Written problem
Set down each line of the material that follows, exactly, with no pictures.

Entries supplied
= = = =

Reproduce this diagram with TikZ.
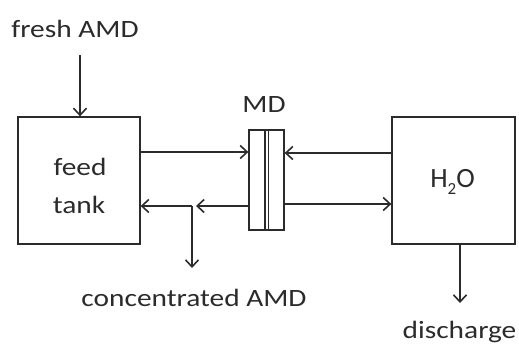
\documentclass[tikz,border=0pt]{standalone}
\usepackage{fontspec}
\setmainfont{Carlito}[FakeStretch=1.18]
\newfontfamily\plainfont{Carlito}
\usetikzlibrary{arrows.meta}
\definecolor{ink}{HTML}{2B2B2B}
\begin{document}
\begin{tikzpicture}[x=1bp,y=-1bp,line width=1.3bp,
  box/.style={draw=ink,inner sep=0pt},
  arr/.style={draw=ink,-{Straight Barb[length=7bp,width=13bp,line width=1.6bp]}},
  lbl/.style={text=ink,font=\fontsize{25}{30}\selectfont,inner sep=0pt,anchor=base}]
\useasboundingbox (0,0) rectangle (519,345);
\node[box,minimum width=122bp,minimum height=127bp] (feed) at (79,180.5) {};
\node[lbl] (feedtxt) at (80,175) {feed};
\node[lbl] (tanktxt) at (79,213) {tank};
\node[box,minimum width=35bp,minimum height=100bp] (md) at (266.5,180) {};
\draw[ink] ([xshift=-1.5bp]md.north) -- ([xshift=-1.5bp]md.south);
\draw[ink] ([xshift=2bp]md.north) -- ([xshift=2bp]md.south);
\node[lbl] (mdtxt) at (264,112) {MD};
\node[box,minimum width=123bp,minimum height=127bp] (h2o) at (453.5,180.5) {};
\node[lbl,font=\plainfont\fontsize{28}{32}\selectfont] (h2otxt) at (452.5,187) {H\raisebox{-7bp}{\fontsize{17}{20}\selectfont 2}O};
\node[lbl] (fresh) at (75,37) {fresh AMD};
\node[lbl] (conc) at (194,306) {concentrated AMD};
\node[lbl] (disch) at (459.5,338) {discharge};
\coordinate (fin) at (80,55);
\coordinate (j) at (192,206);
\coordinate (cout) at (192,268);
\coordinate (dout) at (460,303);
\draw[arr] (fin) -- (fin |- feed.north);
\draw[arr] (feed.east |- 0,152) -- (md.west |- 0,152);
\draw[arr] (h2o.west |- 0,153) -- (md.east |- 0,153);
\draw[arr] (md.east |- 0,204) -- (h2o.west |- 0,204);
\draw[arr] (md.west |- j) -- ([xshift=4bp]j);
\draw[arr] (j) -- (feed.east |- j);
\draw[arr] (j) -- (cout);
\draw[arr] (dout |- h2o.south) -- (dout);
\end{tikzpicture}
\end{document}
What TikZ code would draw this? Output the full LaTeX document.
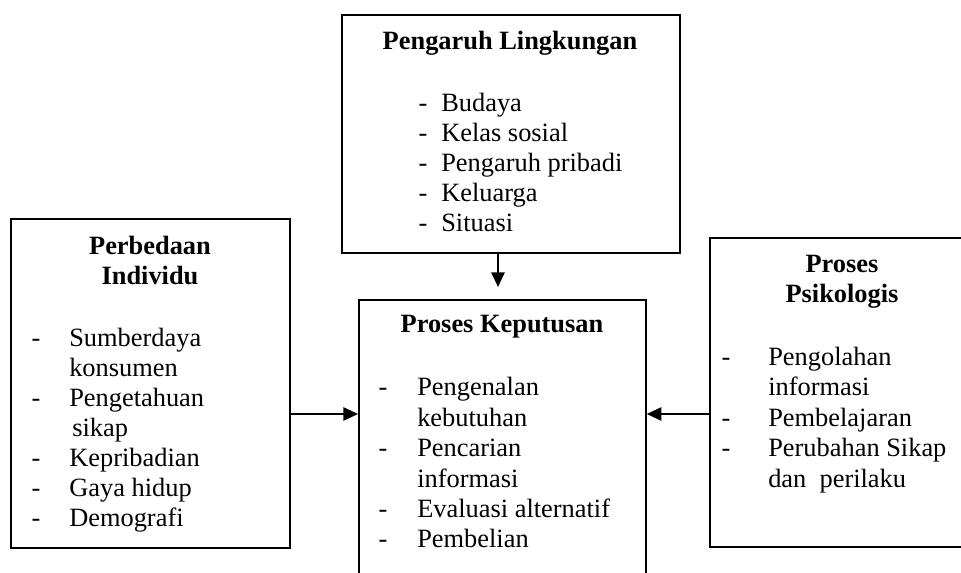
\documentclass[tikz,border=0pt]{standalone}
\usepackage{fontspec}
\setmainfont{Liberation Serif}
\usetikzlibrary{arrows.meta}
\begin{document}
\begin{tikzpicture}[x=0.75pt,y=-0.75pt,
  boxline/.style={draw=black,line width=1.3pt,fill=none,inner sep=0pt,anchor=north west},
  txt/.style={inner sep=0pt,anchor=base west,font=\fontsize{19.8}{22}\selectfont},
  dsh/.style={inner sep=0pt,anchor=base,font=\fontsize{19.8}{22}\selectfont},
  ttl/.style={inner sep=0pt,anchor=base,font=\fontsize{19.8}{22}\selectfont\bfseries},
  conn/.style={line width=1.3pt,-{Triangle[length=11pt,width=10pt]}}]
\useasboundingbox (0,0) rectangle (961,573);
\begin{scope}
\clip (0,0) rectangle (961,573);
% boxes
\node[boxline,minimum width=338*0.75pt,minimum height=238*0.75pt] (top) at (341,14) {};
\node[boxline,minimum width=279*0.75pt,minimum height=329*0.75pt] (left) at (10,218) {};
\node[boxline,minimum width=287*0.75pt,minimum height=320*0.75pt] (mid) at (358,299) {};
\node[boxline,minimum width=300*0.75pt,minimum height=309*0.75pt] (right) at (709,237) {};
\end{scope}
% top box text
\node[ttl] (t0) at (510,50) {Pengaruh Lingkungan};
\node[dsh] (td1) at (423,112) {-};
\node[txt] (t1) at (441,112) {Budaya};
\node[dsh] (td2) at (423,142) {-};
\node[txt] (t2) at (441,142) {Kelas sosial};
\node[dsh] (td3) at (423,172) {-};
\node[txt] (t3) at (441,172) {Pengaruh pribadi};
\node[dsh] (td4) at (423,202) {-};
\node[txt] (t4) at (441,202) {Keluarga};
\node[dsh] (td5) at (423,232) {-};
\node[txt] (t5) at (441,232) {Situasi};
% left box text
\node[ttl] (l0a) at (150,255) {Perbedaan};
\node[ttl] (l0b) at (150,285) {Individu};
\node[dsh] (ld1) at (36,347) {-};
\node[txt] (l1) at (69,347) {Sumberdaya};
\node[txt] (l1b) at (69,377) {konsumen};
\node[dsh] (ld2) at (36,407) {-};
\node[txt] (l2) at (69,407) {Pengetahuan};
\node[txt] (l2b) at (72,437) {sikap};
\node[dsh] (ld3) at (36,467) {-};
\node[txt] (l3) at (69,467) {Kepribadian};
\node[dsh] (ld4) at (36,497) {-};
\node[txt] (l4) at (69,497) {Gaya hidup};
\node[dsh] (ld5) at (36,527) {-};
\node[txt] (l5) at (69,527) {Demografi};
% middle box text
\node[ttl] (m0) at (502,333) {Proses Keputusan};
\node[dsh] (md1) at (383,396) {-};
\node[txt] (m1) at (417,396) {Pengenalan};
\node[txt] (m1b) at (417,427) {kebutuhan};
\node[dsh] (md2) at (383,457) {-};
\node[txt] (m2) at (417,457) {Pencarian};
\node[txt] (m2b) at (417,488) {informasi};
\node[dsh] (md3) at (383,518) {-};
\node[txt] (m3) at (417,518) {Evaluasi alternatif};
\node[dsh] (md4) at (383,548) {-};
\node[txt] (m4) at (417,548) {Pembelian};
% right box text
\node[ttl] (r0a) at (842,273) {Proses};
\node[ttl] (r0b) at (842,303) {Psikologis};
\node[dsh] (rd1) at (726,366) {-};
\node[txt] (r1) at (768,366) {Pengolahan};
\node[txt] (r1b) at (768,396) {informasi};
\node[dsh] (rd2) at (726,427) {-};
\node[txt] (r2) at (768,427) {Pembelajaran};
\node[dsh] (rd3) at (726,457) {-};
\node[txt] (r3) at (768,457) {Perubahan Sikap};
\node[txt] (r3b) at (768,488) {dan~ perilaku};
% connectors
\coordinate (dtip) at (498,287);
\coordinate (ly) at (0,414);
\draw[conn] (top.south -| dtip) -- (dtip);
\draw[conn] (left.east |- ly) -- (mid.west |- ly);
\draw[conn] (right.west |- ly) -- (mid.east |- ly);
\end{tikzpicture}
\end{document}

= = = =

Exercise solution
Reproduce this diagram with TikZ.
\documentclass[tikz,border=0pt]{standalone}
\usepackage{fontspec}
\setmainfont{Carlito}[FakeStretch=1.18]
\newfontfamily\plainfont{Carlito}
\usetikzlibrary{arrows.meta}
\definecolor{ink}{HTML}{2B2B2B}
\begin{document}
\begin{tikzpicture}[x=1bp,y=-1bp,line width=1.3bp,
  box/.style={draw=ink,inner sep=0pt},
  arr/.style={draw=ink,-{Straight Barb[length=7bp,width=13bp,line width=1.6bp]}},
  lbl/.style={text=ink,font=\fontsize{25}{30}\selectfont,inner sep=0pt,anchor=base}]
\useasboundingbox (0,0) rectangle (519,345);
\node[box,minimum width=122bp,minimum height=127bp] (feed) at (79,180.5) {};
\node[lbl] (feedtxt) at (80,175) {feed};
\node[lbl] (tanktxt) at (79,213) {tank};
\node[box,minimum width=35bp,minimum height=100bp] (md) at (266.5,180) {};
\draw[ink] ([xshift=-1.5bp]md.north) -- ([xshift=-1.5bp]md.south);
\draw[ink] ([xshift=2bp]md.north) -- ([xshift=2bp]md.south);
\node[lbl] (mdtxt) at (264,112) {MD};
\node[box,minimum width=123bp,minimum height=127bp] (h2o) at (453.5,180.5) {};
\node[lbl,font=\plainfont\fontsize{28}{32}\selectfont] (h2otxt) at (452.5,187) {H\raisebox{-7bp}{\fontsize{17}{20}\selectfont 2}O};
\node[lbl] (fresh) at (75,37) {fresh AMD};
\node[lbl] (conc) at (194,306) {concentrated AMD};
\node[lbl] (disch) at (459.5,338) {discharge};
\coordinate (fin) at (80,55);
\coordinate (j) at (192,206);
\coordinate (cout) at (192,268);
\coordinate (dout) at (460,303);
\draw[arr] (fin) -- (fin |- feed.north);
\draw[arr] (feed.east |- 0,152) -- (md.west |- 0,152);
\draw[arr] (h2o.west |- 0,153) -- (md.east |- 0,153);
\draw[arr] (md.east |- 0,204) -- (h2o.west |- 0,204);
\draw[arr] (md.west |- j) -- ([xshift=4bp]j);
\draw[arr] (j) -- (feed.east |- j);
\draw[arr] (j) -- (cout);
\draw[arr] (dout |- h2o.south) -- (dout);
\end{tikzpicture}
\end{document}
What TikZ code would draw this? Output the full LaTeX document.
\documentclass[tikz,border=0pt]{standalone}
\usepackage{fontspec}
\setmainfont{Liberation Serif}
\usetikzlibrary{arrows.meta}
\begin{document}
\begin{tikzpicture}[x=0.75pt,y=-0.75pt,
  boxline/.style={draw=black,line width=1.3pt,fill=none,inner sep=0pt,anchor=north west},
  txt/.style={inner sep=0pt,anchor=base west,font=\fontsize{19.8}{22}\selectfont},
  dsh/.style={inner sep=0pt,anchor=base,font=\fontsize{19.8}{22}\selectfont},
  ttl/.style={inner sep=0pt,anchor=base,font=\fontsize{19.8}{22}\selectfont\bfseries},
  conn/.style={line width=1.3pt,-{Triangle[length=11pt,width=10pt]}}]
\useasboundingbox (0,0) rectangle (961,573);
\begin{scope}
\clip (0,0) rectangle (961,573);
% boxes
\node[boxline,minimum width=338*0.75pt,minimum height=238*0.75pt] (top) at (341,14) {};
\node[boxline,minimum width=279*0.75pt,minimum height=329*0.75pt] (left) at (10,218) {};
\node[boxline,minimum width=287*0.75pt,minimum height=320*0.75pt] (mid) at (358,299) {};
\node[boxline,minimum width=300*0.75pt,minimum height=309*0.75pt] (right) at (709,237) {};
\end{scope}
% top box text
\node[ttl] (t0) at (510,50) {Pengaruh Lingkungan};
\node[dsh] (td1) at (423,112) {-};
\node[txt] (t1) at (441,112) {Budaya};
\node[dsh] (td2) at (423,142) {-};
\node[txt] (t2) at (441,142) {Kelas sosial};
\node[dsh] (td3) at (423,172) {-};
\node[txt] (t3) at (441,172) {Pengaruh pribadi};
\node[dsh] (td4) at (423,202) {-};
\node[txt] (t4) at (441,202) {Keluarga};
\node[dsh] (td5) at (423,232) {-};
\node[txt] (t5) at (441,232) {Situasi};
% left box text
\node[ttl] (l0a) at (150,255) {Perbedaan};
\node[ttl] (l0b) at (150,285) {Individu};
\node[dsh] (ld1) at (36,347) {-};
\node[txt] (l1) at (69,347) {Sumberdaya};
\node[txt] (l1b) at (69,377) {konsumen};
\node[dsh] (ld2) at (36,407) {-};
\node[txt] (l2) at (69,407) {Pengetahuan};
\node[txt] (l2b) at (72,437) {sikap};
\node[dsh] (ld3) at (36,467) {-};
\node[txt] (l3) at (69,467) {Kepribadian};
\node[dsh] (ld4) at (36,497) {-};
\node[txt] (l4) at (69,497) {Gaya hidup};
\node[dsh] (ld5) at (36,527) {-};
\node[txt] (l5) at (69,527) {Demografi};
% middle box text
\node[ttl] (m0) at (502,333) {Proses Keputusan};
\node[dsh] (md1) at (383,396) {-};
\node[txt] (m1) at (417,396) {Pengenalan};
\node[txt] (m1b) at (417,427) {kebutuhan};
\node[dsh] (md2) at (383,457) {-};
\node[txt] (m2) at (417,457) {Pencarian};
\node[txt] (m2b) at (417,488) {informasi};
\node[dsh] (md3) at (383,518) {-};
\node[txt] (m3) at (417,518) {Evaluasi alternatif};
\node[dsh] (md4) at (383,548) {-};
\node[txt] (m4) at (417,548) {Pembelian};
% right box text
\node[ttl] (r0a) at (842,273) {Proses};
\node[ttl] (r0b) at (842,303) {Psikologis};
\node[dsh] (rd1) at (726,366) {-};
\node[txt] (r1) at (768,366) {Pengolahan};
\node[txt] (r1b) at (768,396) {informasi};
\node[dsh] (rd2) at (726,427) {-};
\node[txt] (r2) at (768,427) {Pembelajaran};
\node[dsh] (rd3) at (726,457) {-};
\node[txt] (r3) at (768,457) {Perubahan Sikap};
\node[txt] (r3b) at (768,488) {dan~ perilaku};
% connectors
\coordinate (dtip) at (498,287);
\coordinate (ly) at (0,414);
\draw[conn] (top.south -| dtip) -- (dtip);
\draw[conn] (left.east |- ly) -- (mid.west |- ly);
\draw[conn] (right.west |- ly) -- (mid.east |- ly);
\end{tikzpicture}
\end{document}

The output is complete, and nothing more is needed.